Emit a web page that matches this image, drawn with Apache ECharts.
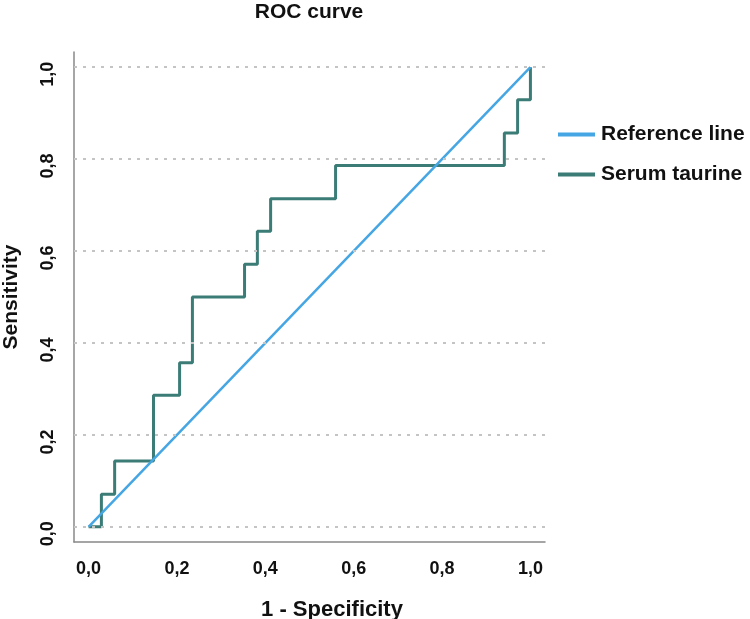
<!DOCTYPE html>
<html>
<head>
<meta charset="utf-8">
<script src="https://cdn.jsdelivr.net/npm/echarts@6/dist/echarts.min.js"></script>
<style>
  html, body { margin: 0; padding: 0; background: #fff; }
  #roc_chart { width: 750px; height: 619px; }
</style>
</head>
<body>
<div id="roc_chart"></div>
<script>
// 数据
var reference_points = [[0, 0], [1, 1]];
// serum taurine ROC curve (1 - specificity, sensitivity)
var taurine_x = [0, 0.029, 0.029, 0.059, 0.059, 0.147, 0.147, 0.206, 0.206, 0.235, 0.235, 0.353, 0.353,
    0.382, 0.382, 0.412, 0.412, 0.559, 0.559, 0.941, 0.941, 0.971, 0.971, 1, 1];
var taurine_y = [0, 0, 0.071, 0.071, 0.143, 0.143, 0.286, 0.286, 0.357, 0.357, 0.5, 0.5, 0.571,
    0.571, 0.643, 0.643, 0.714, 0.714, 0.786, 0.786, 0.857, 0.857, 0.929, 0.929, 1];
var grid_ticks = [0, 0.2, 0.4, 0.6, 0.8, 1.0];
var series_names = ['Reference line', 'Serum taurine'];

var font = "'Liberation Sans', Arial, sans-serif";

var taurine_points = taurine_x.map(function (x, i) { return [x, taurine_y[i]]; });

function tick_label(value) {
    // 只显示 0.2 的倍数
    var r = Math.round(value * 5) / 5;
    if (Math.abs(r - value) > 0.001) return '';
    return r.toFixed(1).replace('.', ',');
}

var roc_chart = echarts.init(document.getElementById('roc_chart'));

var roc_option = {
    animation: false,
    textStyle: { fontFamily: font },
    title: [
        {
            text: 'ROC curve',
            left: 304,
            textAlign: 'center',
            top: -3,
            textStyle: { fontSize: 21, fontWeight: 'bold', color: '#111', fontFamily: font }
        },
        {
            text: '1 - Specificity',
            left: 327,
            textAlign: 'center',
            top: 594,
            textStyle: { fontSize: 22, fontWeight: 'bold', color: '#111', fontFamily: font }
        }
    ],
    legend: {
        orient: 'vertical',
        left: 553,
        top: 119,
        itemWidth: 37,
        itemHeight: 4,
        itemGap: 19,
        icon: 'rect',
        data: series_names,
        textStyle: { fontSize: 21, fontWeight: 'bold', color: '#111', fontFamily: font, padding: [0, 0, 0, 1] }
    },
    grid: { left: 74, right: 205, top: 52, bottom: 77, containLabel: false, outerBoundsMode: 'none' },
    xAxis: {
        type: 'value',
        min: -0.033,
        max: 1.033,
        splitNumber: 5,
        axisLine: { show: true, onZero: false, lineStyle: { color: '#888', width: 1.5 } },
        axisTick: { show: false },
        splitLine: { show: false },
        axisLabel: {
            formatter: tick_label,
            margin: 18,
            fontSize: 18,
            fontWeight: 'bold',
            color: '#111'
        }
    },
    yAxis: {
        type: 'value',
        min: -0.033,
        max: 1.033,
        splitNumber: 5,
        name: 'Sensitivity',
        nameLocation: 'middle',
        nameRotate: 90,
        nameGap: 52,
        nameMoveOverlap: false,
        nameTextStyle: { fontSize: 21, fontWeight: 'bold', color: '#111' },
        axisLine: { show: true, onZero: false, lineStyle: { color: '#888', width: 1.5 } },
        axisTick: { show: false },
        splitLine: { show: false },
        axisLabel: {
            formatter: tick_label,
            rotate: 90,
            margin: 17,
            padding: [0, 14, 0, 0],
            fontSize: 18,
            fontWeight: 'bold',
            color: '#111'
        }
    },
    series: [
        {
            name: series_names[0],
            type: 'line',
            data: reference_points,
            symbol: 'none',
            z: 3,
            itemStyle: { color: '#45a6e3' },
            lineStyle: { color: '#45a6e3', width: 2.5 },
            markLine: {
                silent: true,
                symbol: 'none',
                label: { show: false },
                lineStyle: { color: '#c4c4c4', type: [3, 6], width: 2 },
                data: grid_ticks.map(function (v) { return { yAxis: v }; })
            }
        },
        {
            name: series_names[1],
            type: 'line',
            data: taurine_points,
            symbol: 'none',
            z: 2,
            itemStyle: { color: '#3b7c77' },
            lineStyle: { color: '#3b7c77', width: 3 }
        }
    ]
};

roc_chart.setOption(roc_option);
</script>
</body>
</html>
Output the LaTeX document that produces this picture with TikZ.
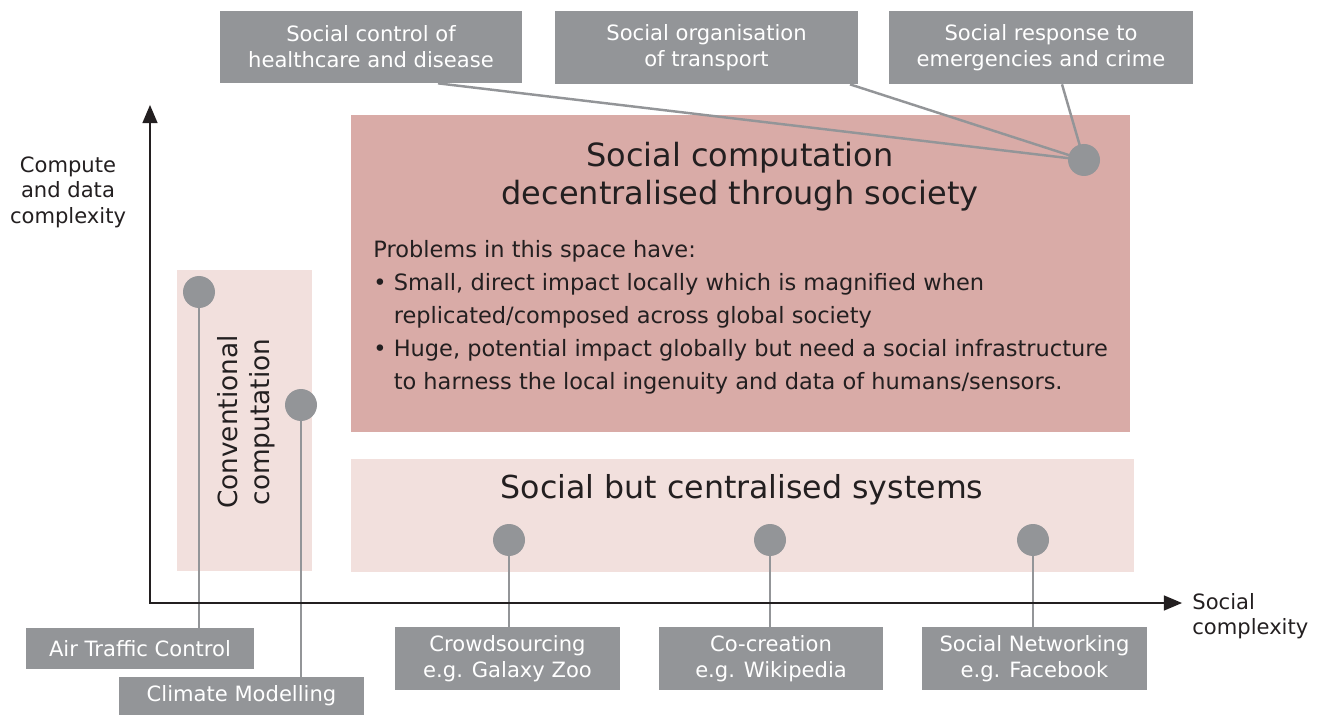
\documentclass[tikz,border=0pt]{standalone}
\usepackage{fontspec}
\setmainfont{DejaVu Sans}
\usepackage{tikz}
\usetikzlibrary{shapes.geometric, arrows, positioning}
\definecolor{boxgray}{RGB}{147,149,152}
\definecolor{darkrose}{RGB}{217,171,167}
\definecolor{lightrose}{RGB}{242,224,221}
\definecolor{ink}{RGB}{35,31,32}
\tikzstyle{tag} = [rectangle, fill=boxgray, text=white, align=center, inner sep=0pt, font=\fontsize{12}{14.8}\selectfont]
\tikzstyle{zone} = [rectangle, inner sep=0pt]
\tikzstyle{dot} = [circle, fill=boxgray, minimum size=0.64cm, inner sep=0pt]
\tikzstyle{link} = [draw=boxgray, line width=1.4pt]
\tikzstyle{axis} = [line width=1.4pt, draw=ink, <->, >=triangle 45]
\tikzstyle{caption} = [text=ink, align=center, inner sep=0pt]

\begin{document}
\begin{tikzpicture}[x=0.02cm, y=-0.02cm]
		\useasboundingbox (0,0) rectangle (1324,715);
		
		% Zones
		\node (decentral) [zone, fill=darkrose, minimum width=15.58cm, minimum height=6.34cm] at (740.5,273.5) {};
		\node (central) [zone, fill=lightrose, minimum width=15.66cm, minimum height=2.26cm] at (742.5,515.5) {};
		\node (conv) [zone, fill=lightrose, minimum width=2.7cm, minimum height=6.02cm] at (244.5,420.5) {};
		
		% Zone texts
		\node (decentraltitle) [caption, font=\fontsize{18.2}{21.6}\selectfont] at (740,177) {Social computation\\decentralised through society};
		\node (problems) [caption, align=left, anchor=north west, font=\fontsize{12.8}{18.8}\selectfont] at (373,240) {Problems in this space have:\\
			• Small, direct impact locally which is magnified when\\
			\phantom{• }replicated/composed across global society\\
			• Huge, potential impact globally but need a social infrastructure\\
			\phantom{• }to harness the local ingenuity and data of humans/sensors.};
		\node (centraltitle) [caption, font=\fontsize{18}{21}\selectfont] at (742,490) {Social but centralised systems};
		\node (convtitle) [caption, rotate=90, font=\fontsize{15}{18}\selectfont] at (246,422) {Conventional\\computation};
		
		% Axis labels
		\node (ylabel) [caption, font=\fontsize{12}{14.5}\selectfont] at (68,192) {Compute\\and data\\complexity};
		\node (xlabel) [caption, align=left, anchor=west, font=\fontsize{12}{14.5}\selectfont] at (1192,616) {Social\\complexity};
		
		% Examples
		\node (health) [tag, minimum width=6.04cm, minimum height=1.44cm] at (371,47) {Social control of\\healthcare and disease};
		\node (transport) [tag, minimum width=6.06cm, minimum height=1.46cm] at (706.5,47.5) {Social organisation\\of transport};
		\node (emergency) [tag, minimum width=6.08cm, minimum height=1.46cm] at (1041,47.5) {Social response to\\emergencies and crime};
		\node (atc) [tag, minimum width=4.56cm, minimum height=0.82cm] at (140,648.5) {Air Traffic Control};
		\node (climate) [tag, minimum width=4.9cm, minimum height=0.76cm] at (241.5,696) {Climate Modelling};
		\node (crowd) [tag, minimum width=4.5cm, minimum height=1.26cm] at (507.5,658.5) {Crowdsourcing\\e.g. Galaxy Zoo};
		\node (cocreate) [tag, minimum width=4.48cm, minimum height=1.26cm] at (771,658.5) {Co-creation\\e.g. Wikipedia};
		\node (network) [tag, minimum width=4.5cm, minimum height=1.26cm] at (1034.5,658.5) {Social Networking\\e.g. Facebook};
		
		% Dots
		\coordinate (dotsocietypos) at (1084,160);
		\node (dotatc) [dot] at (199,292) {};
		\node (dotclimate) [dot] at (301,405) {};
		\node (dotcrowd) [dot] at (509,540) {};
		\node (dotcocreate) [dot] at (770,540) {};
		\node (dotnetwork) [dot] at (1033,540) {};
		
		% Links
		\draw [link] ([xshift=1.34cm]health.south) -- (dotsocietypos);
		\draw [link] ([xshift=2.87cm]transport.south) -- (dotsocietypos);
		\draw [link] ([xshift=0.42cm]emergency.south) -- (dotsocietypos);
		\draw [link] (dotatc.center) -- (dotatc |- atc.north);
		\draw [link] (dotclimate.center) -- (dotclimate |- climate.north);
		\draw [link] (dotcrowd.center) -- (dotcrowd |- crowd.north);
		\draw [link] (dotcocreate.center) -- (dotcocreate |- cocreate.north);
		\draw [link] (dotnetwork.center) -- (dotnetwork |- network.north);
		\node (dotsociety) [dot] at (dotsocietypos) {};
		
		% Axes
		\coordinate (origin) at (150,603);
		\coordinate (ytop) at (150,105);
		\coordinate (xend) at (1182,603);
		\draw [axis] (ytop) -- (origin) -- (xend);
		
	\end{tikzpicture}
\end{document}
================================
— Work to be completed —
Nothing but the lines from the one with "Output the LaTeX" through the one with "align=center, inner sep=0pt]" should be copied, word for word. Pictures are left out.

— Reply to the exercise —
Output the LaTeX document that produces this picture with TikZ.
\documentclass[tikz,border=0pt]{standalone}
\usepackage{fontspec}
\setmainfont{DejaVu Sans}
\usepackage{tikz}
\usetikzlibrary{shapes.geometric, arrows, positioning}
\definecolor{boxgray}{RGB}{147,149,152}
\definecolor{darkrose}{RGB}{217,171,167}
\definecolor{lightrose}{RGB}{242,224,221}
\definecolor{ink}{RGB}{35,31,32}
\tikzstyle{tag} = [rectangle, fill=boxgray, text=white, align=center, inner sep=0pt, font=\fontsize{12}{14.8}\selectfont]
\tikzstyle{zone} = [rectangle, inner sep=0pt]
\tikzstyle{dot} = [circle, fill=boxgray, minimum size=0.64cm, inner sep=0pt]
\tikzstyle{link} = [draw=boxgray, line width=1.4pt]
\tikzstyle{axis} = [line width=1.4pt, draw=ink, <->, >=triangle 45]
\tikzstyle{caption} = [text=ink, align=center, inner sep=0pt]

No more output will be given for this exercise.